▶ _Dataset excerpt_:
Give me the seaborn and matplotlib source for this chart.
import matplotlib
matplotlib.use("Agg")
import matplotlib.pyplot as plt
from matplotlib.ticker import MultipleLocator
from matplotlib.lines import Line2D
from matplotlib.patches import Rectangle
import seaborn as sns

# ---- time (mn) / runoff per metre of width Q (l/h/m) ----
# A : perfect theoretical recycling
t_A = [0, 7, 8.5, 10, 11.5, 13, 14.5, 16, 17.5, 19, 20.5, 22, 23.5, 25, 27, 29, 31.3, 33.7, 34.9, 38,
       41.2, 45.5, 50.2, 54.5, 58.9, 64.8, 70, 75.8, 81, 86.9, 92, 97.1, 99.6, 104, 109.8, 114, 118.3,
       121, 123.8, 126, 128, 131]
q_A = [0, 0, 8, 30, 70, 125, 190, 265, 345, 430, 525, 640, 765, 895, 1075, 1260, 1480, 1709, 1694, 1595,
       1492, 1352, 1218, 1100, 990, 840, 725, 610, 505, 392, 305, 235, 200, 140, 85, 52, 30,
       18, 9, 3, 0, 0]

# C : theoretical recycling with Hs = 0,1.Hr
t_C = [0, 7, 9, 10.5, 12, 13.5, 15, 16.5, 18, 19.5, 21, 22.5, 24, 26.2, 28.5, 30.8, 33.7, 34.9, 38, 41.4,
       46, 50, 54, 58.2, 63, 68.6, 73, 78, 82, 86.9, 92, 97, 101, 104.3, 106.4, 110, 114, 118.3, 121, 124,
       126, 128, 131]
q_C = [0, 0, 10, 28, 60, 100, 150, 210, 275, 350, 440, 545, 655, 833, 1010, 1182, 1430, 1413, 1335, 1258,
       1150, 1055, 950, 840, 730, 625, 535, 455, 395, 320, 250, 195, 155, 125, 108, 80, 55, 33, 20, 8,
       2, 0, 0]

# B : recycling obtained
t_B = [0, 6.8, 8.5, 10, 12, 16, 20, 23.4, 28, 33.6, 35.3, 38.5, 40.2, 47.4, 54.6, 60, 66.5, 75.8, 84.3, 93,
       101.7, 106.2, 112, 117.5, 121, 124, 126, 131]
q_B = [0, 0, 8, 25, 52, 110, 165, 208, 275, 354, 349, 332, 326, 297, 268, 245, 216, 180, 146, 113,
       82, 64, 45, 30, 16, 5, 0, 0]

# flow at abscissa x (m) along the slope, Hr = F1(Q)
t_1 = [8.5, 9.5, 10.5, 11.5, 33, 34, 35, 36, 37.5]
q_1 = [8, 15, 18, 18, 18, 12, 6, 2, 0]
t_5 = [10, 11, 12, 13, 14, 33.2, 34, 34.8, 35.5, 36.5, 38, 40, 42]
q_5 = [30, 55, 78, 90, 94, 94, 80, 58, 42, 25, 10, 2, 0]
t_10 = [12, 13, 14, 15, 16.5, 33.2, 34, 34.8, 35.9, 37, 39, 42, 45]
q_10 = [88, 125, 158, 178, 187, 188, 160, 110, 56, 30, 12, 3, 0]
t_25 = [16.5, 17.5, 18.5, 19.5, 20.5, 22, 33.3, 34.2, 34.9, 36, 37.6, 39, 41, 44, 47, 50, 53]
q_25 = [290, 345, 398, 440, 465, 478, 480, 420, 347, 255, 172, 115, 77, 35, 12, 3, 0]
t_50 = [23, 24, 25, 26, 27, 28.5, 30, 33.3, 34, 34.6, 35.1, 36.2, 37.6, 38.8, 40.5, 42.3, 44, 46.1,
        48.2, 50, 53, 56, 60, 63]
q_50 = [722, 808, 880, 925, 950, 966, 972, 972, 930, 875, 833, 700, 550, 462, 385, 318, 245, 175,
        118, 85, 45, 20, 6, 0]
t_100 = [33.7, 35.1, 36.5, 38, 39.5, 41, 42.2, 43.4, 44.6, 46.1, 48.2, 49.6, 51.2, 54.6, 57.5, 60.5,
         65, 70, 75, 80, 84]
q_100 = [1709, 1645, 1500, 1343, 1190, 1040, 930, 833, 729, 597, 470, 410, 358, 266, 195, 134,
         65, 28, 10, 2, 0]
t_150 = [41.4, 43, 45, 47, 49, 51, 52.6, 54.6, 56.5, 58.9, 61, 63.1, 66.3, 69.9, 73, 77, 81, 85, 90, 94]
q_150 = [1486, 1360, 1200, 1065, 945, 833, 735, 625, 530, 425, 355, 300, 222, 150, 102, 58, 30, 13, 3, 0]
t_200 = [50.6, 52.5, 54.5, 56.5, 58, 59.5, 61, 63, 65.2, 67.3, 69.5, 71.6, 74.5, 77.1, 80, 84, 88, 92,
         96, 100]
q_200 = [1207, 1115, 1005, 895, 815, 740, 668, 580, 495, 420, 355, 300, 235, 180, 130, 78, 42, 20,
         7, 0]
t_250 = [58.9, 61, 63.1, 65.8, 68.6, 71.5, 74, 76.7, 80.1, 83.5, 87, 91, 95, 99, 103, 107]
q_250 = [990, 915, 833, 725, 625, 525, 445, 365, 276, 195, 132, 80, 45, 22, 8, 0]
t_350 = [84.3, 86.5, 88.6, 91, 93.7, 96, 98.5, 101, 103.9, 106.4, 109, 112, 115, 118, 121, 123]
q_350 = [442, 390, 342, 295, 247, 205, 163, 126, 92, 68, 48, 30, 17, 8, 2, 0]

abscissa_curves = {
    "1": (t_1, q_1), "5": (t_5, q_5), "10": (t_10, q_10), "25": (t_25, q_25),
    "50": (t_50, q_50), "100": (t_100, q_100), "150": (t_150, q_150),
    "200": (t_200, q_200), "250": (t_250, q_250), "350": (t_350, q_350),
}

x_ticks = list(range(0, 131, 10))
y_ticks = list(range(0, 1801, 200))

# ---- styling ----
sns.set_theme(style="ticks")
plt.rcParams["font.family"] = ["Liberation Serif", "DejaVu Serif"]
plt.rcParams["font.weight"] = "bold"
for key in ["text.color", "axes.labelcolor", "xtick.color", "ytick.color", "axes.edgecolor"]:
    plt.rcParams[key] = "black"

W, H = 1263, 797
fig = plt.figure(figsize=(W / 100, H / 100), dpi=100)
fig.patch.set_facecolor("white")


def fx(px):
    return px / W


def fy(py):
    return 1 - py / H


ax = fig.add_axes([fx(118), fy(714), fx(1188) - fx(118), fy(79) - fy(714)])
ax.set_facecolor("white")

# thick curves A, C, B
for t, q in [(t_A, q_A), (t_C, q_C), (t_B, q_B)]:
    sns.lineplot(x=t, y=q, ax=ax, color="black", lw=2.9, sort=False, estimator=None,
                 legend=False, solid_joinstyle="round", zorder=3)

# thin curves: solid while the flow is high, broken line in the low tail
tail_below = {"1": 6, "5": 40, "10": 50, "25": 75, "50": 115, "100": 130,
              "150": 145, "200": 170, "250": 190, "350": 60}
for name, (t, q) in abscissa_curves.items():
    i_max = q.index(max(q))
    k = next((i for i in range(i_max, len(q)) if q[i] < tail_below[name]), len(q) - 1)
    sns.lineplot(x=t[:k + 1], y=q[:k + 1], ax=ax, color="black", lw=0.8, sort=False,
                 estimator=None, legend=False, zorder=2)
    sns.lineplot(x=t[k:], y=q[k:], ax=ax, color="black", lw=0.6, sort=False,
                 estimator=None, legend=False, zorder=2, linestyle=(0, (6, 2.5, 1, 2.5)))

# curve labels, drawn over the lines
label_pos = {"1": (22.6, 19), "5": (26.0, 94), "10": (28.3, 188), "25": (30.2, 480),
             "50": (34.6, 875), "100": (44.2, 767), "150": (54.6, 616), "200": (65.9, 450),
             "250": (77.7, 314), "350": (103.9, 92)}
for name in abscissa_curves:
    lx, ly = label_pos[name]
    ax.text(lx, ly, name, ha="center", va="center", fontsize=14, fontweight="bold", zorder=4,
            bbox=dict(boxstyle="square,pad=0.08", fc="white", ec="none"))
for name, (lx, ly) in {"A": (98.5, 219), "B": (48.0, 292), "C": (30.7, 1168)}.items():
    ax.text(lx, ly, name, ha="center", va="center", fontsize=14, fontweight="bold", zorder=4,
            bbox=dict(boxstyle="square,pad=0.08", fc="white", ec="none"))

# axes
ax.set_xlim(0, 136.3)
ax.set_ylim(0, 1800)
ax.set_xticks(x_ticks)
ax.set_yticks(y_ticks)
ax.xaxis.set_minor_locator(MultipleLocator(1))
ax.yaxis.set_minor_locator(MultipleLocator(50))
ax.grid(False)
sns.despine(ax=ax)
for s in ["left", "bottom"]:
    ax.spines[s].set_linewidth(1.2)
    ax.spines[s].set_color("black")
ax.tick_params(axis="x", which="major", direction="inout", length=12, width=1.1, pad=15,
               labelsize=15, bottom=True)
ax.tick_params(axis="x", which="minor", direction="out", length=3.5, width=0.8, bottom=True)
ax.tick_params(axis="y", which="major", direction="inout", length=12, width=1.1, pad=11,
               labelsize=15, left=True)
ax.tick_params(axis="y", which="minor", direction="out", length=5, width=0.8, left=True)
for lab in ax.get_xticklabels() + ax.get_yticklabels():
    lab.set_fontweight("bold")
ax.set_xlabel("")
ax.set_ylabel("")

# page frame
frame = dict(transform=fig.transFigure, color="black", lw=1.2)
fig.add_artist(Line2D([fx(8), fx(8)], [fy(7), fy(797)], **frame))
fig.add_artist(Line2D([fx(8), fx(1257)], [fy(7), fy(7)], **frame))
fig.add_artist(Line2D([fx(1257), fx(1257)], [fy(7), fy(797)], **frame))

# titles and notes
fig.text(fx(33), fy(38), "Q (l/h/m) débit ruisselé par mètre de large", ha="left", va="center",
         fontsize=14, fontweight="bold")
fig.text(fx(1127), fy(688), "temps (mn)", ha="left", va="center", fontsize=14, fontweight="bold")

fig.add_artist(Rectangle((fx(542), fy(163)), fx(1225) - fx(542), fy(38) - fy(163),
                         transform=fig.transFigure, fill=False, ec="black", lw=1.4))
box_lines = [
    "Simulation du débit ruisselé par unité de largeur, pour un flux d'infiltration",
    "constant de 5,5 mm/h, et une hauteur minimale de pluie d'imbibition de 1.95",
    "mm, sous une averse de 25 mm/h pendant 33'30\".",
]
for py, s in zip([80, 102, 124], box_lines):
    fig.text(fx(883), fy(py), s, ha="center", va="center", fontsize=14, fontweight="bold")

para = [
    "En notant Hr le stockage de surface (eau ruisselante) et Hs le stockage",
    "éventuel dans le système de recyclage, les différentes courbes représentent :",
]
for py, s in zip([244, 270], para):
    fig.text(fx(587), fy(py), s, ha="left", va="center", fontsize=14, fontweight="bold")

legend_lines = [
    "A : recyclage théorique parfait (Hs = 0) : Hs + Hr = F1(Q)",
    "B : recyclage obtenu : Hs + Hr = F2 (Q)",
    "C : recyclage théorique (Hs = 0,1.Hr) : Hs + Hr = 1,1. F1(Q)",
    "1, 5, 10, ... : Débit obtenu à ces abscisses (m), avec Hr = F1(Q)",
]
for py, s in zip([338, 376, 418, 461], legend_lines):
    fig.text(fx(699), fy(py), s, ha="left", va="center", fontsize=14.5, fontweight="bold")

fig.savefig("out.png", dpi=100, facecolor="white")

▶ _Task description_:
Starting at the first line of the material above, reproduce each line exactly up to and including the line with "import seaborn as sns".

▶ _Output for this task_:
Give me the seaborn and matplotlib source for this chart.
import matplotlib
matplotlib.use("Agg")
import matplotlib.pyplot as plt
from matplotlib.ticker import MultipleLocator
from matplotlib.lines import Line2D
from matplotlib.patches import Rectangle
import seaborn as sns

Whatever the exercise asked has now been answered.